The other line that he kept repeating was how happy he is when people criticise him. “Look, I get that there’ll be criticism,” he told us. “I’m fine with it.” He really is. “It’s fine to criticise me, it’s fine to disagree.” You got that? He doesn’t mind criticism. Or critics. “I get that people will be critical of that, I’m OK with that.”

All the earnest sincerity of a man trying to make a pair of sixes look like a straight flush.

It was, again, enormously helpful that he kept saying this, because had he not told Kuenssberg quite so often how tremendously OK he was with people suggesting that the Conservatives in general and he in particular might not be doing a very good job, his face and body language might have left viewers thinking he was sick to the back teeth of her picky questions.

Towards the end of the interview Kuenssberg deployed her secret weapon, a word cloud that showed the public’s views of the prime minister.

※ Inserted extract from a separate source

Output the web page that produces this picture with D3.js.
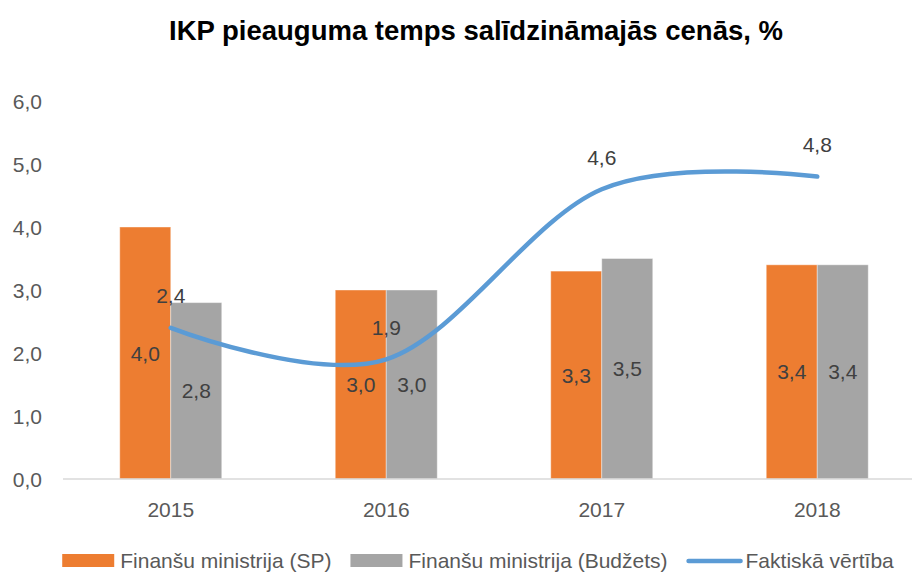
<!DOCTYPE html>
<html>
<head>
<meta charset="utf-8">
<script src="https://cdn.jsdelivr.net/npm/d3@7"></script>
<style>
  body { margin: 0; background: #fff; }
  svg text { font-family: "Liberation Sans", Arial, sans-serif; }
</style>
</head>
<body>
<svg id="chart" width="912" height="572"></svg>
<script>
// chart data
var years = ["2015", "2016", "2017", "2018"];
var finMinSP = [4.0, 3.0, 3.3, 3.4];
var finMinBudzets = [2.8, 3.0, 3.5, 3.4];
var faktiska = [2.4, 1.9, 4.6, 4.8];
var yTicks = [0, 1, 2, 3, 4, 5, 6];
var seriesNames = ["Finanšu ministrija (SP)", "Finanšu ministrija (Budžets)", "Faktiskā vērtība"];

var colors = { sp: "#ED7D31", budz: "#A5A5A5", line: "#5B9BD5" };

var lv = d3.formatLocale({ decimal: ",", thousands: " ", grouping: [3], currency: ["", " €"] });
var fmt = lv.format(".1f");

var svg = d3.select("#chart");

// scales
var x = d3.scaleBand().domain(years).range([63, 925]);
var y = d3.scaleLinear().domain([0, 6]).range([479, 101]);
var barW = 51;
var cx = function (d) { return x(d) + x.bandwidth() / 2; };

// title
svg.append("text")
    .attr("x", 476).attr("y", 30)
    .attr("text-anchor", "middle")
    .attr("dominant-baseline", "central")
    .style("font-size", "27.5px").style("font-weight", "bold")
    .attr("fill", "#000")
    .text("IKP pieauguma temps salīdzināmajās cenās, %");

// y tick labels (no axis line, no grid)
svg.append("g").selectAll("text")
    .data(yTicks).enter().append("text")
    .attr("x", 42).attr("y", function (d) { return y(d); })
    .attr("text-anchor", "end")
    .attr("dominant-baseline", "central")
    .style("font-size", "21px")
    .attr("fill", "#595959")
    .text(function (d) { return fmt(d); });

// bars
var bars = svg.append("g");
bars.selectAll("rect.sp")
    .data(years).enter().append("rect")
    .attr("class", "sp")
    .attr("x", function (d) { return cx(d) - barW; })
    .attr("y", function (d, i) { return y(finMinSP[i]); })
    .attr("width", barW)
    .attr("height", function (d, i) { return y(0) - y(finMinSP[i]); })
    .attr("fill", colors.sp)
    .attr("stroke", "#fff").attr("stroke-opacity", 0.4).attr("stroke-width", 1);

bars.selectAll("rect.budz")
    .data(years).enter().append("rect")
    .attr("class", "budz")
    .attr("x", function (d) { return cx(d); })
    .attr("y", function (d, i) { return y(finMinBudzets[i]); })
    .attr("width", barW)
    .attr("height", function (d, i) { return y(0) - y(finMinBudzets[i]); })
    .attr("fill", colors.budz)
    .attr("stroke", "#fff").attr("stroke-opacity", 0.4).attr("stroke-width", 1);

// x axis line
svg.append("line")
    .attr("x1", x.range()[0]).attr("x2", x.range()[1])
    .attr("y1", y(0)).attr("y2", y(0))
    .attr("stroke", "#d9d9d9").attr("stroke-width", 1.5);

// x labels
svg.append("g").selectAll("text")
    .data(years).enter().append("text")
    .attr("x", cx).attr("y", 509)
    .attr("text-anchor", "middle")
    .attr("dominant-baseline", "central")
    .style("font-size", "21px")
    .attr("fill", "#595959")
    .text(function (d) { return d; });

// smoothed line
var line = d3.line()
    .x(function (d, i) { return cx(years[i]); })
    .y(function (d) { return y(d); })
    .curve(d3.curveCatmullRom.alpha(0));

svg.append("path")
    .datum(faktiska)
    .attr("d", line)
    .attr("fill", "none")
    .attr("stroke", colors.line)
    .attr("stroke-width", 4.5)
    .attr("stroke-linecap", "round");

// data labels
var labels = svg.append("g")
    .style("font-size", "21px")
    .attr("fill", "#404040")
    .attr("text-anchor", "middle")
    .attr("dominant-baseline", "central");

labels.selectAll("text.sp")
    .data(years).enter().append("text")
    .attr("x", function (d) { return cx(d) - barW / 2; })
    .attr("y", function (d, i) { return (y(0) + y(finMinSP[i])) / 2; })
    .text(function (d, i) { return fmt(finMinSP[i]); });

labels.selectAll("text.budz")
    .data(years).enter().append("text")
    .attr("x", function (d) { return cx(d) + barW / 2; })
    .attr("y", function (d, i) { return (y(0) + y(finMinBudzets[i])) / 2; })
    .text(function (d, i) { return fmt(finMinBudzets[i]); });

labels.selectAll("text.line")
    .data(years).enter().append("text")
    .attr("x", cx)
    .attr("y", function (d, i) { return y(faktiska[i]) - 32; })
    .text(function (d, i) { return fmt(faktiska[i]); });

// legend
var legend = svg.append("g");
var lx = 0;
seriesNames.forEach(function (name, i) {
    var item = legend.append("g").attr("transform", "translate(" + lx + ",0)");
    if (i < 2) {
        item.append("rect")
            .attr("x", 0).attr("y", 554).attr("width", 52).attr("height", 13)
            .attr("fill", i === 0 ? colors.sp : colors.budz);
    } else {
        item.append("line")
            .attr("x1", 2).attr("x2", 54).attr("y1", 561).attr("y2", 561)
            .attr("stroke", colors.line).attr("stroke-width", 4.5)
            .attr("stroke-linecap", "round");
    }
    var t = item.append("text")
        .attr("x", i < 2 ? 58 : 59).attr("y", 560.5)
        .attr("dominant-baseline", "central")
        .style("font-size", "21px")
        .attr("fill", "#595959")
        .text(name);
    lx += (i < 2 ? 58 : 59) + t.node().getComputedTextLength() + 19;
});
var legW = lx - 19;
legend.attr("transform", "translate(" + (478 - legW / 2) + ",0)");
</script>
</body>
</html>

It was perhaps the most beautiful thing I’ve seen in politics since the one produced for Boris Johnson that just had “Liar” written across the middle in huge letters.

Sunak’s at least, didn’t say that. “Rich People,” it read, from top to bottom, “Himself”, then “Wealth” in smaller letters, an enormous “Rich”, and then “Money” and finally “The Rich”. To be fair, there were other words, too: “Don’t know” and “No idea” featured.

Sunak looked over at it for a microsecond before turning away, his face rigid with OKness at this criticism. He knows his wealth is a political problem. A couple of years back, his people briefed that he wasn’t really very interested in money, as though he’d only joined Goldman Sachs because he couldn’t get a place on a teacher training course.

“I don’t expect everyone to agree with me on everything,” he told Kuenssberg, again, “but people will have a clear idea of what I believe, what I stand for.” And, it seems, they do.

Elsewhere in the conference centre, we saw other poker faces. At the GB News stand, fears that their recent misadventures might have left them pariahs proved to be unfounded. Michael Gove was there, giving an interview. Some people have suggested that the channel is a safe space for creepy people, but Gove’s presence on screen will settle that question once and for all.

How, he was asked, would history judge Suella Braverman? “Thoughtful,” he replied, with all the earnest sincerity of a man trying to make a pair of sixes look like a straight flush.